The media does hysteria well.  It’s about the only thing it does well.

It hysterically accused Palin and Beck and Limbaugh and the Tea Partiers of being complicit in mass murder despite a few readily known and very salient facts:  (1) the absence of a single quotation that can be attributed to any of those people or groups that can reasonably be interpreted as an incitement to violence; (2) the fact that Loughner’s political tendencies, if any existed in that damaged mind, hewed Left; (3) the fact that Loughner had been stalking Giffords since 2007, long before Palin, Beck and the Tea Partiers were twinkles in conservatives’ eyes; and (4) Loughner’s manifest stark, raving insanity.

When the American people rightly rejected this particular brand of hysteria, the media launched a new, two-pronged attack.  The first was to try, once again, for gun control.  I was once a gun control advocate (that was back in my Democrat days).  I soured on it when I figured out a few facts:  (1) Totalitarian governments always disarm their citizens.  The Nazis disarmed the Germans, the Soviets disarmed the Russians, Castro disarmed the Cubans, etc.  (2) Outside of totalitarian states, where the only ones allowed to commit violence belong to the government, gun bans result in higher crime.  The NRA was right:  in a moderately free society (because it’s not truly free if only the government is armed) when guns are outlawed, only outlaws have guns.  (3) As Katrina graphically demonstrated, with the best will in the world, police are usually there after the crime, not during the crime.

Let’s hope the Second Amendment survives this next round of attacks — but to those who refused to vote for McCain, let it be on your head if Obama somehow gets lucky and is able to replace a conservative Supreme Court justice with a liberal one.  I hope it won’t happen, but it can.

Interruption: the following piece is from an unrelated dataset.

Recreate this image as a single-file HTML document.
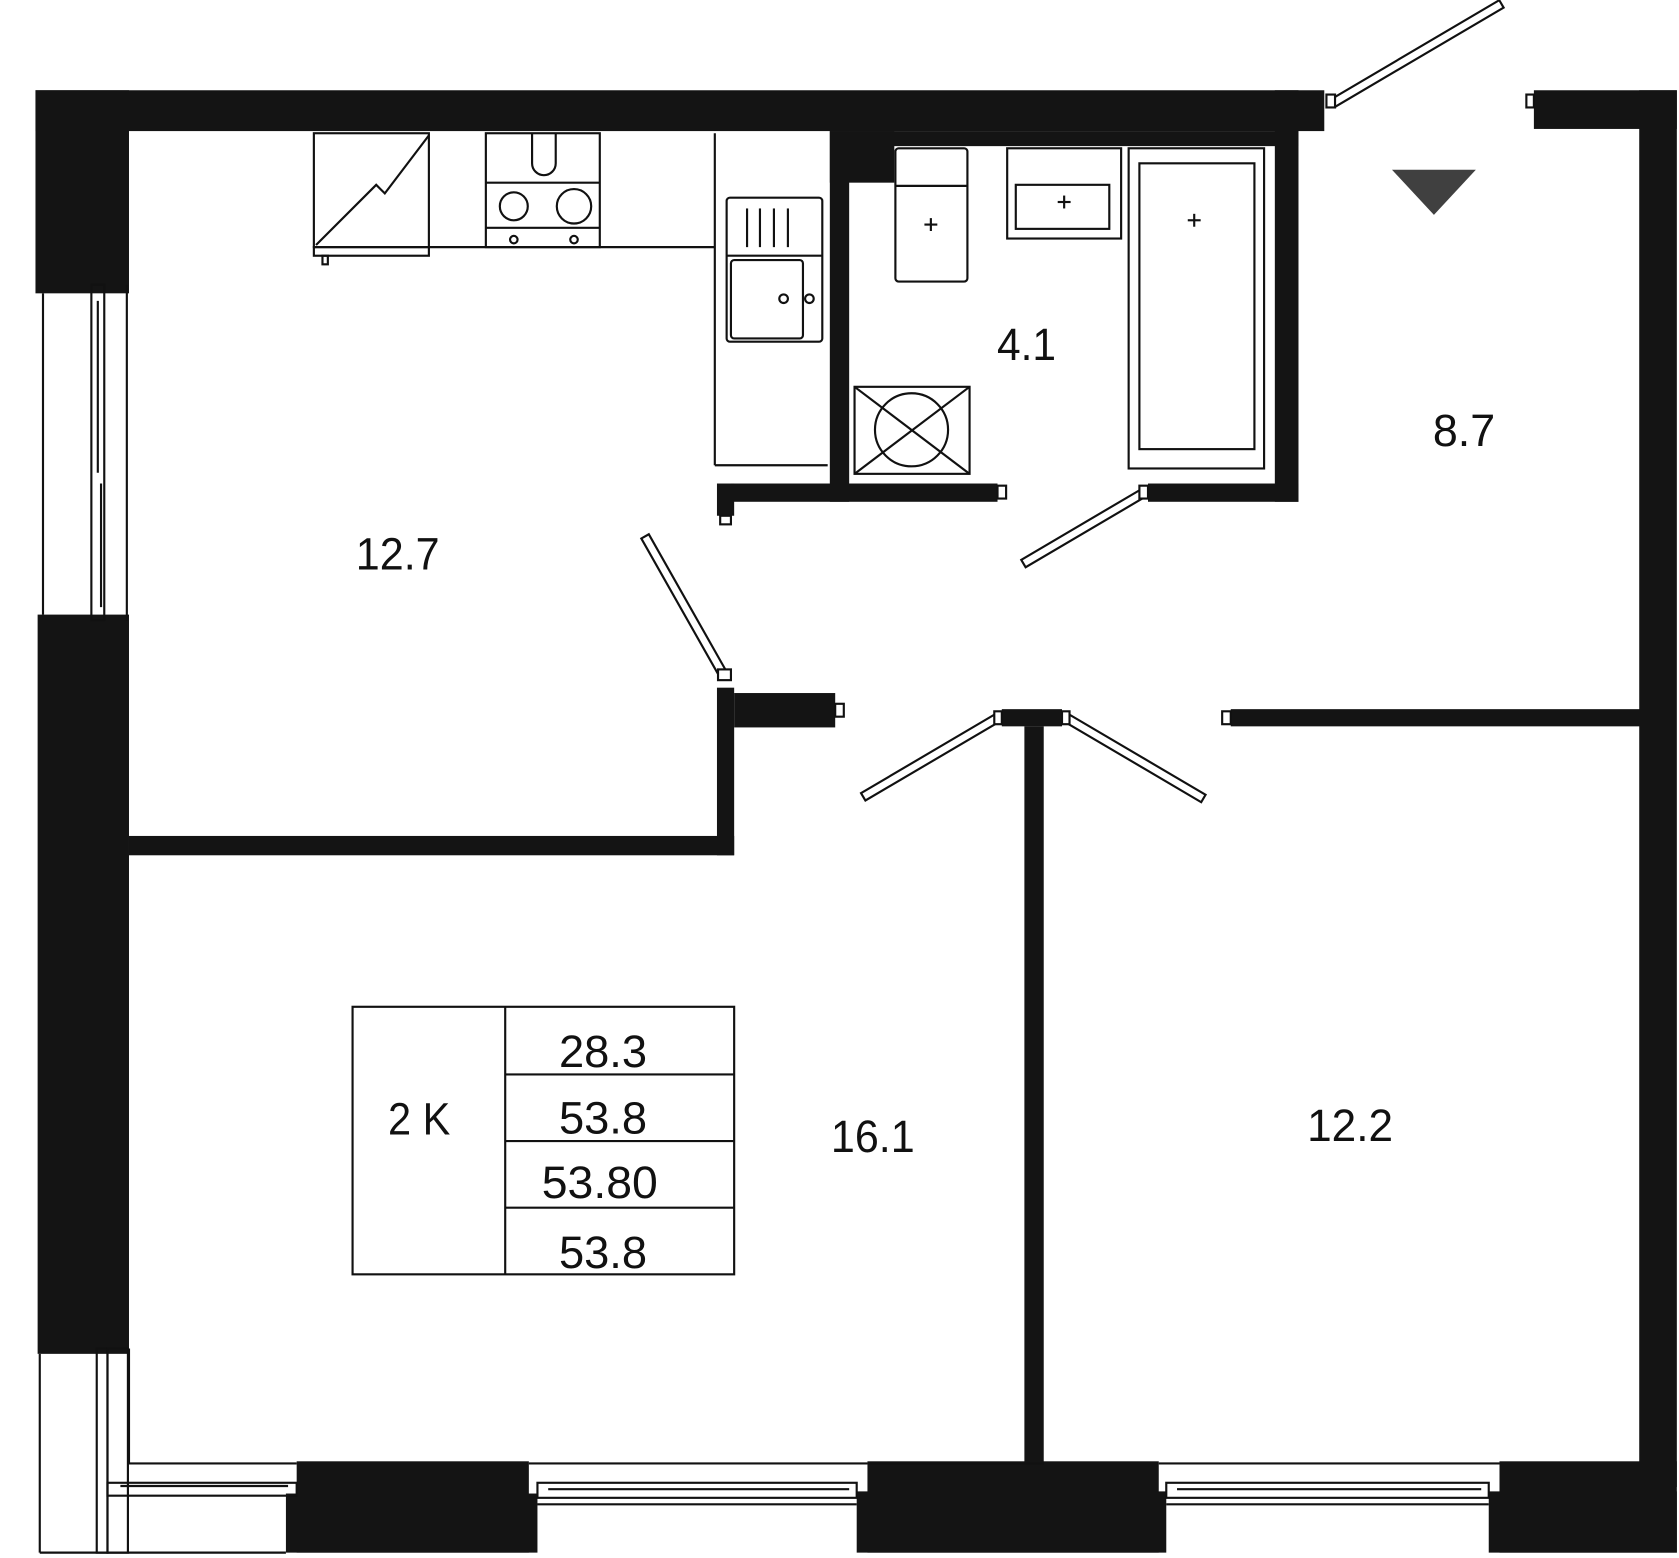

The other attack hysterics are mounting is the one that seeks to wrap our elected representatives in bullet proof bubbles.  As to that, John Stossel offers the following bracing, cold common sense (emphasis mine):

This week’s endless media coverage of the Arizona shooting implies that members of Congress are more important than “ordinary” citizens.  They are not.  All lives are equally valuable.

In other words, “Hey, if s/he gets a body guard and security system, I want one too.  And indeed, if I’m unlucky enough to live in South Central or some other crime hot spot, I deserve it more than s/he does.”